SCT replaces the hot-dense-center with a superluminal collision and the thermalized debris field. From this single change, the angular-diameter distance D_A inherits a coherent contribution from the parent-frame mesh that the luminosity distance D_L does not match. D_A is sensitive to the full effective gravitational potential Φ_eff = Φ_local + Φ_mesh (P50, P51) at the bending point, while D_L is sensitive to the integrated photon flux along the line of sight, which couples differently to the Φ_mesh contribution.
The dynamical Λ_eff(x,t) field (P17) modulates D_L through the integrated H(z) along the line of sight, while D_A picks up the local-volume Φ_mesh contribution at the lensing bending point. Hereditary-time corrections (P10) give different frame-tree corrections to each distance measure depending on the source-observer hierarchy. The combined effect produces η(z) = D_L / [(1+z)² D_A] = 1 + ε(z), with ε on the order of 1 to 3% at z ≈ 0.5 to 1.5, environmentally correlated with line-of-sight cluster vs void content.
The same M6 mesh-contribution framework that produces the A_lens = 1.18 CMB lensing excess (recid 16, recid 30), the cluster GGSL excess, and the time-delay lensing H₀ offset (recid 54) produces the Etherington duality hints. Each is a different observational projection of the same coherent Φ_mesh contribution. There is no need to invoke photon-axion conversion, exotic photon-number violations, or modifications of GR.

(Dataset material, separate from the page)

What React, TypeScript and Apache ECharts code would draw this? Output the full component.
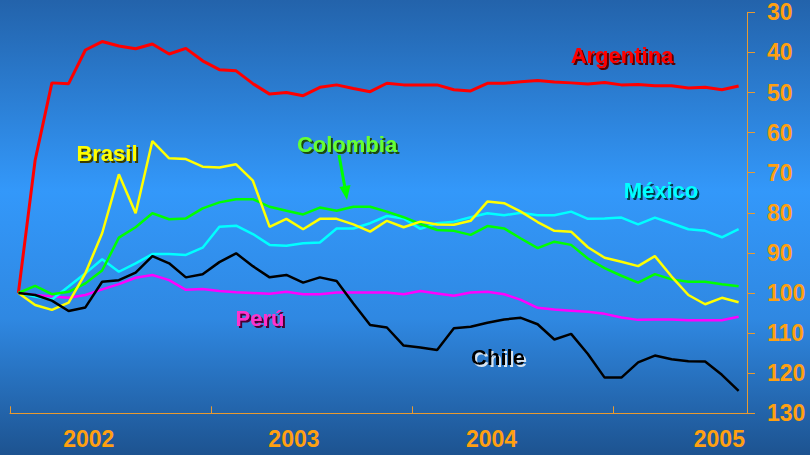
import React, { useEffect, useRef } from 'react';
import * as echarts from 'echarts';

const months = [
  '2002-01','2002-02','2002-03','2002-04','2002-05','2002-06','2002-07','2002-08','2002-09','2002-10','2002-11','2002-12',
  '2003-01','2003-02','2003-03','2003-04','2003-05','2003-06','2003-07','2003-08','2003-09','2003-10','2003-11','2003-12',
  '2004-01','2004-02','2004-03','2004-04','2004-05','2004-06','2004-07','2004-08','2004-09','2004-10','2004-11','2004-12',
  '2005-01','2005-02','2005-03','2005-04','2005-05','2005-06','2005-07','2005-08'
];

const yearLabels = ['2002', '2003', '2004', '2005'];

const argentina = [100, 66.9, 47.6, 47.8, 39.4, 37.3, 38.4, 39.1, 37.9, 40.4, 39.0, 42.1, 44.3, 44.6, 47.8, 50.4, 50.0, 50.8, 48.7, 48.1, 49.0, 49.8, 47.7, 48.1, 48.1, 48.1, 49.3, 49.6, 47.7, 47.7, 47.3, 47.0, 47.4, 47.6, 47.9, 47.5, 48.1, 48.0, 48.3, 48.3, 48.9, 48.7, 49.3, 48.4];
const brasil = [100, 103.0, 104.2, 102.4, 95.1, 85.1, 70.4, 80.1, 62.1, 66.4, 66.6, 68.5, 68.7, 67.9, 72.0, 83.5, 81.5, 84.1, 81.5, 81.5, 82.9, 84.7, 82.0, 83.6, 82.2, 82.9, 83.0, 82.0, 77.2, 77.6, 79.7, 82.3, 84.5, 84.7, 88.6, 91.2, 92.2, 93.3, 90.8, 95.9, 100.5, 102.8, 101.2, 102.3];
const colombia = [100, 98.2, 100.3, 99.7, 97.6, 94.4, 86.2, 83.6, 80.1, 81.6, 81.4, 78.9, 77.4, 76.6, 76.6, 78.5, 79.5, 80.4, 78.7, 79.5, 78.5, 78.5, 79.7, 81.1, 82.8, 84.3, 84.5, 85.5, 83.3, 83.9, 86.4, 88.8, 87.2, 88.0, 91.4, 93.8, 95.7, 97.4, 95.3, 96.6, 97.2, 97.2, 97.8, 98.3];
const mexico = [100, 100.9, 101.6, 98.4, 95.1, 91.6, 94.7, 92.6, 90.3, 90.3, 90.5, 88.7, 83.5, 83.2, 85.3, 88.0, 88.2, 87.6, 87.4, 83.9, 83.9, 82.6, 80.8, 81.4, 84.0, 82.6, 82.2, 81.1, 80.1, 80.6, 80.0, 80.6, 80.6, 79.7, 81.5, 81.4, 81.2, 82.9, 81.2, 82.6, 84.1, 84.5, 86.1, 84.1];
const peru = [100, 100.5, 100.9, 101.2, 100.5, 99.1, 97.8, 96.2, 95.5, 96.8, 99.2, 99.0, 99.5, 99.8, 100.0, 100.2, 99.7, 100.3, 100.3, 99.9, 99.9, 99.9, 99.9, 100.3, 99.5, 100.1, 100.7, 99.9, 99.7, 100.3, 101.7, 103.7, 104.1, 104.4, 104.7, 105.2, 106.1, 106.7, 106.6, 106.6, 106.8, 106.8, 106.8, 105.9];
const chile = [100, 100.5, 101.9, 104.5, 103.6, 97.2, 96.8, 94.9, 90.8, 92.6, 96.1, 95.3, 92.3, 90.1, 93.3, 96.1, 95.5, 97.4, 96.1, 97.0, 102.6, 108.0, 108.6, 113.1, 113.6, 114.2, 108.8, 108.4, 107.4, 106.6, 106.2, 107.8, 111.6, 110.2, 115.2, 121.1, 121.1, 117.3, 115.6, 116.5, 117.0, 117.1, 120.4, 124.4];

const ORANGE = '#ffa010';
const AXIS = '#e89a30';
const FONT = 'Arial, "Liberation Sans", Helvetica, sans-serif';

// layout positions (category index units) for the year labels
const yearLabelPos = [4.2, 16.45, 28.25, 41.85];

function label(text: string, x: number, y: number, fill: string, shadow: string) {
  return {
    type: 'text',
    x,
    y,
    z: 11,
    style: {
      text,
      font: `bold 22px ${FONT}`,
      textAlign: 'center',
      textVerticalAlign: 'middle',
      fill,
      textShadowColor: shadow,
      textShadowBlur: 1,
      textShadowOffsetX: 2,
      textShadowOffsetY: 2,
    },
  };
}

export default function App() {
  const ref = useRef<HTMLDivElement>(null);
  useEffect(() => {
    if (!ref.current) return;
    const chart = echarts.init(ref.current, undefined, { renderer: 'svg' });
    const mk = (name: string, data: number[], color: string, width = 2.5) => ({
      name,
      type: 'line',
      data,
      symbol: 'none',
      lineStyle: { color, width },
      itemStyle: { color },
      xAxisIndex: 0,
      yAxisIndex: 0,
    });
    const tip = [347, 200];
    chart.setOption({
      animation: false,
      backgroundColor: new echarts.graphic.LinearGradient(0, 0, 0, 1, [
        { offset: 0, color: '#2363ab' },
        { offset: 0.42, color: '#3398fa' },
        { offset: 0.7, color: '#2f88e2' },
        { offset: 1, color: '#1d5390' },
      ]),
      grid: { left: 10, right: 63, top: 12.3, bottom: 41.7, containLabel: false },
      xAxis: [
        {
          type: 'category',
          data: months,
          boundaryGap: true,
          axisLine: { show: true, onZero: false, lineStyle: { color: AXIS, width: 1 } },
          axisTick: { show: true, inside: true, length: 7, interval: 11, lineStyle: { color: AXIS } },
          axisLabel: { show: false },
          splitLine: { show: false },
        },
        {
          type: 'value',
          min: -0.5,
          max: 43.5,
          position: 'bottom',
          axisLine: { show: false, onZero: false },
          axisTick: { show: false },
          splitLine: { show: false },
          axisLabel: {
            customValues: yearLabelPos,
            color: ORANGE,
            fontWeight: 'bold',
            fontSize: 23,
            fontFamily: FONT,
            margin: 14,
            formatter: (v: number) => {
              let best = 0;
              yearLabelPos.forEach((p, i) => {
                if (Math.abs(p - v) < Math.abs(yearLabelPos[best] - v)) best = i;
              });
              return yearLabels[best];
            },
          },
        },
      ],
      yAxis: {
        type: 'value',
        inverse: true,
        min: 30,
        max: 130,
        interval: 10,
        position: 'right',
        axisLine: { show: true, onZero: false, lineStyle: { color: AXIS, width: 1 } },
        axisTick: { show: true, inside: false, length: 8, lineStyle: { color: AXIS } },
        splitLine: { show: false },
        axisLabel: { color: ORANGE, fontWeight: 'bold', fontSize: 23, fontFamily: FONT, margin: 20 },
      },
      series: [
        mk('Argentina', argentina, '#ff0000', 3),
        mk('Perú', peru, '#ff00ff'),
        mk('México', mexico, '#00ffff'),
        mk('Colombia', colombia, '#00ff00'),
        mk('Brasil', brasil, '#ffff00'),
        mk('Chile', chile, '#000000'),
      ],
      graphic: [
        label('Argentina', 622, 55, '#ff0000', '#5a0000'),
        label('Brasil', 107, 153, '#ffff00', '#3a3a00'),
        label('Colombia', 347, 144, '#66ff33', '#1a4a10'),
        label('México', 661, 190, '#00ffff', '#003a4a'),
        label('Perú', 260, 318, '#ff33cc', '#4a0030'),
        label('Chile', 498, 357, '#000000', '#d8e4f0'),
        {
          type: 'line',
          z: 12,
          shape: { x1: 339, y1: 155, x2: 345, y2: 188 },
          style: { stroke: '#00ff00', lineWidth: 3 },
        },
        {
          type: 'polygon',
          z: 12,
          shape: { points: [tip, [350.5, 185], [339.5, 187]] },
          style: { fill: '#00ff00' },
        },
      ],
    });
    return () => chart.dispose();
  }, []);
  return <div ref={ref} style={{ position: 'absolute', left: 0, top: 0, width: 810, height: 455 }} />;
}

If precision next-generation distance-duality measurements (Euclid + DESI + Roman cross-calibrated) find η(z) = 1 to better than 0.5% across all redshifts and all environments (no environmental correlation, no z-dependent deviation), the M6 mesh-contribution explanation is refuted. The signature SCT prediction is ε(z) on the order of 1 to 3% at intermediate z, correlated with line-of-sight cluster fraction.